Reducing Pesticide Risk
September 27, 2011
By their nature as substances that in many cases are designed to kill pests, pesticides can pose risks to humans and to the environment. It is possible to reduce those risks in several ways. For example:
- The Office of Pesticide Program's Conventional Reduced Risk Pesticide Program expedites the review and regulatory decision-making process of conventional pesticides that pose less risk to human health and the environment than existing conventional alternatives. The goal of this program is to quickly register commercially viable alternatives to riskier conventional pesticides such as neurotoxins, carcinogens, reproductive and developmental toxicants, and groundwater contaminants. This ensures that these Reduced Risk pesticide uses get into the marketplace and are available to growers as soon as possible.
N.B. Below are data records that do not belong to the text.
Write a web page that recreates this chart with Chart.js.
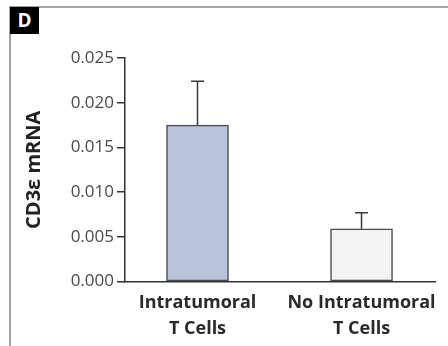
<!DOCTYPE html>
<html>
<head>
<meta charset="utf-8">
<script src="https://cdn.jsdelivr.net/npm/chart.js@4/dist/chart.umd.min.js"></script>
<style>
  html, body { margin: 0; padding: 0; background: #fff; }
  #wrap { position: relative; width: 448px; height: 346px; overflow: hidden; }
  #frame { position: absolute; left: 9px; top: 6px; right: -5px; bottom: -5px;
           border-top: 2.5px solid #a3a3a3; border-left: 2px solid #a3a3a3; }
  #panel { position: absolute; left: 10px; top: 7px; width: 29px; height: 27px; background: #000;
           color: #fff; font: bold 19px "Open Sans", sans-serif; line-height: 27px; text-align: center; }
  canvas { position: absolute; left: 0; top: 0; }
</style>
</head>
<body>
<div id="wrap">
  <div id="frame"></div>
  <canvas id="chart" width="448" height="346"></canvas>
  <div id="panel">D</div>
</div>
<script>
const categories = [['Intratumoral', 'T Cells'], ['No Intratumoral', 'T Cells']];
const means = [0.0175, 0.0059];
const errorTops = [0.0224, 0.0077];
const yTicks = [0, 0.005, 0.010, 0.015, 0.020, 0.025];
const barColors = ['#b9c4da', '#f3f3f3'];

const errorBars = {
  id: 'errorBars',
  afterDatasetsDraw(chart) {
    const { ctx, scales: { x, y } } = chart;
    ctx.save();
    ctx.strokeStyle = '#3a3a3a';
    ctx.lineWidth = 1.5;
    errorTops.forEach((top, i) => {
      const px = x.getPixelForValue(i);
      const yMean = y.getPixelForValue(means[i]);
      const yTop = y.getPixelForValue(top);
      ctx.beginPath();
      ctx.moveTo(px, yMean);
      ctx.lineTo(px, yTop);
      ctx.moveTo(px - 6.5, yTop);
      ctx.lineTo(px + 6.5, yTop);
      ctx.stroke();
    });
    ctx.restore();
  }
};

new Chart(document.getElementById('chart'), {
  type: 'bar',
  data: {
    datasets: [{
      data: means.map((v, i) => ({ x: i, y: v })),
      backgroundColor: barColors,
      borderColor: '#4a4a4a',
      borderWidth: 1.5,
      borderSkipped: false,
      barThickness: 62
    }]
  },
  options: {
    responsive: false,
    animation: false,
    layout: { padding: { left: 10, top: 58, right: 13, bottom: 4 } },
    plugins: { legend: { display: false }, tooltip: { enabled: false } },
    scales: {
      x: {
        type: 'linear',
        offset: false,
        min: -0.442,
        max: 1.448,
        grid: { display: false, offset: false },
        border: { color: '#333', width: 1.5 },
        afterBuildTicks: scale => { scale.ticks = categories.map((c, i) => ({ value: i })); },
        ticks: {
          autoSkip: false,
          maxRotation: 0,
          padding: 1,
          color: '#2a2a2a',
          font: { family: 'Open Sans', size: 18, weight: 'bold', lineHeight: 1.4 },
          callback: v => categories[v]
        }
      },
      y: {
        min: 0,
        max: 0.025,
        afterBuildTicks: scale => { scale.ticks = yTicks.map(v => ({ value: v })); },
        afterFit: scale => { scale.width = 115; },
        grid: { drawOnChartArea: false, drawTicks: true, tickLength: 8, color: '#333', lineWidth: 1.5 },
        border: { color: '#333', width: 1.5 },
        ticks: {
          padding: 3,
          color: '#4a4a4a',
          font: { family: 'Open Sans', size: 17 },
          callback: v => v.toFixed(3)
        },
        title: {
          display: true,
          text: 'CD3\u03b5 mRNA',
          color: '#222',
          padding: { top: 12, bottom: 0 },
          font: { family: 'Open Sans', size: 20, weight: 'bold' }
        }
      }
    }
  },
  plugins: [errorBars]
});
</script>
</body>
</html>
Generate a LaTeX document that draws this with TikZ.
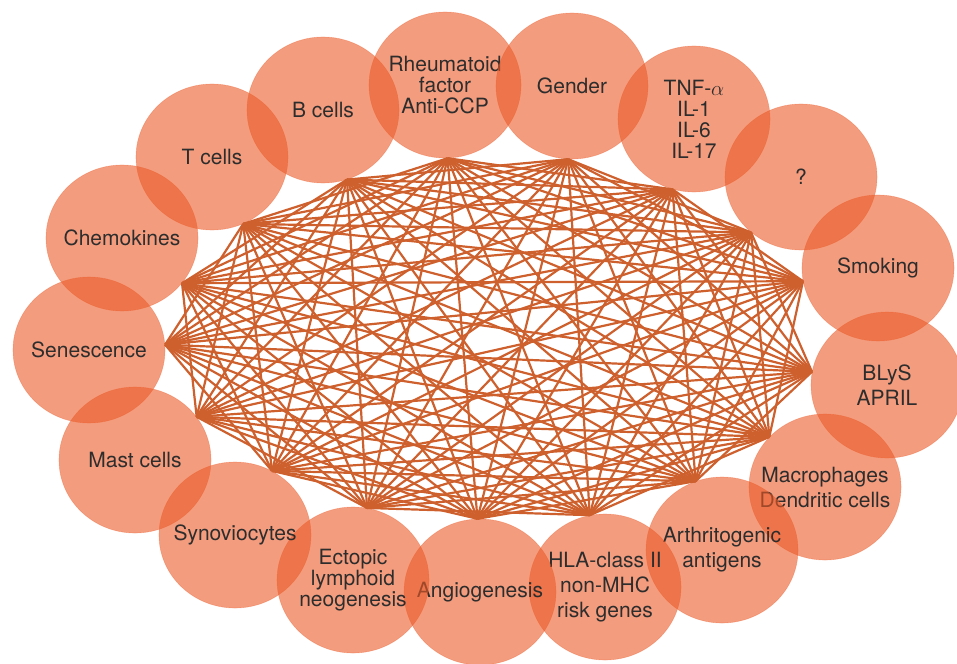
\documentclass[tikz,border=0pt]{standalone}
\usepackage{fontspec}
\setmainfont{TeX Gyre Heros}
\usetikzlibrary{shapes.geometric}

\definecolor{rafill}{RGB}{235,90,40}
\definecolor{raline}{RGB}{206,96,46}
\definecolor{ratext}{RGB}{45,45,45}

\tikzset{
  factor/.style={ellipse, fill=rafill, fill opacity=0.6, draw=rafill, draw opacity=0.35, line width=0.6pt, text opacity=1, text=ratext, minimum width=152pt, minimum height=146pt, inner sep=-15pt, align=center, font=\fontsize{21}{21}\selectfont},
  loose/.style={font=\fontsize{21}{25}\selectfont},
  link/.style={draw=raline, line width=2.2pt}
}

\begin{document}
\begin{tikzpicture}[x=1pt,y=-1pt]

\useasboundingbox (0,0) rectangle (957,663);

\node (rf) [factor] at (445,85) {Rheumatoid\\factor\\Anti-CCP};
\node (gender) [factor] at (572,86) {Gender};
\node (tnf) [factor] at (694,119) {TNF-$\alpha$\\IL-1\\IL-6\\IL-17};
\node (unknown) [factor] at (801,177) {?};
\node (smoking) [factor] at (878,268) {Smoking};
\node (blys) [factor, loose] at (887,385) {BLyS\\APRIL};
\node (macro) [factor, loose] at (825,487) {Macrophages\\Dendritic cells};
\node (arth) [factor, loose] at (722,550) {Arthritogenic\\antigens};
\node (hla) [factor, loose] at (605,587) {HLA-class II\\non-MHC\\risk genes};
\node (angio) [factor] at (480,592) {Angiogenesis};
\node (ectopic) [factor] at (353,580) {Ectopic\\lymphoid\\neogenesis};
\node (syno) [factor] at (235,535) {Synoviocytes};
\node (mast) [factor] at (135,460) {Mast cells};
\node (senes) [factor] at (89,350) {Senescence};
\node (chemo) [factor] at (122,238) {Chemokines};
\node (tcells) [factor] at (212,157) {T cells};
\node (bcells) [factor] at (323,110) {B cells};

% every factor is linked with all but its two neighbours
\foreach \a [count=\i] in {rf.-88, gender.-93, tnf.-107, unknown.-132, smoking.-170, blys.170, macro.138, arth.111, hla.102, angio.92, ectopic.79, syno.60, mast.35, senes.4, chemo.-37, tcells.-65, bcells.-71}
  \foreach \b [count=\j] in {rf.-88, gender.-93, tnf.-107, unknown.-132, smoking.-170, blys.170, macro.138, arth.111, hla.102, angio.92, ectopic.79, syno.60, mast.35, senes.4, chemo.-37, tcells.-65, bcells.-71}
    {\ifnum\j>\numexpr\i+1\relax \ifnum\numexpr\j-\i\relax<16 \draw[link] (\a) -- (\b); \fi\fi}

\end{tikzpicture}
\end{document}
Expected participants in this program are the chemical companies and state or Federal agencies that submit to the Agency initial registration and amended registration applications for pesticide products. The Food Quality Protection Act of 1996 (FQPA) formalized the program and mandated that the Agency continue and enhance it.
- EPA gives priority in its registration program for conventional chemical
pesticides to pesticides that meet reduced
risk criteria: low-impact on human health, low toxicity to non-target
organisms (birds, fish, and plants), low potential for groundwater contamination,
lower use rates, low pest resistance potential, and compatibility with
Integrated Pest Management.
- Some pesticides are by their nature less risky, for example, many
biological pesticides that are derived from such natural materials as
animals, plants, bacteria, and certain minerals pose a lower risk. For
example, canola oil and baking soda have pesticidal applications and
are considered biopesticides.
However, other plant-derived pesticides such as nicotine can be quite
- EPA is reviewing
older pesticides to ensure that they meet current safety standards.
The results of these reviews often include actions to reduce risks from
pesticides, such as establishing or enlarging buffers to protect surface
water bodies, changing the amount or frequency of use of a pesticide
to reduce exposure, limiting use of the pesticide during periods when
a non-pest species might be affected, eliminating or modifying uses
that pose unacceptable risks to people, particularly children.
- In many situations, there may be non-chemical methods to control pests. EPA recommends considering and using these methods as part of an overall pest management strategy, often called Integrated Pest Management.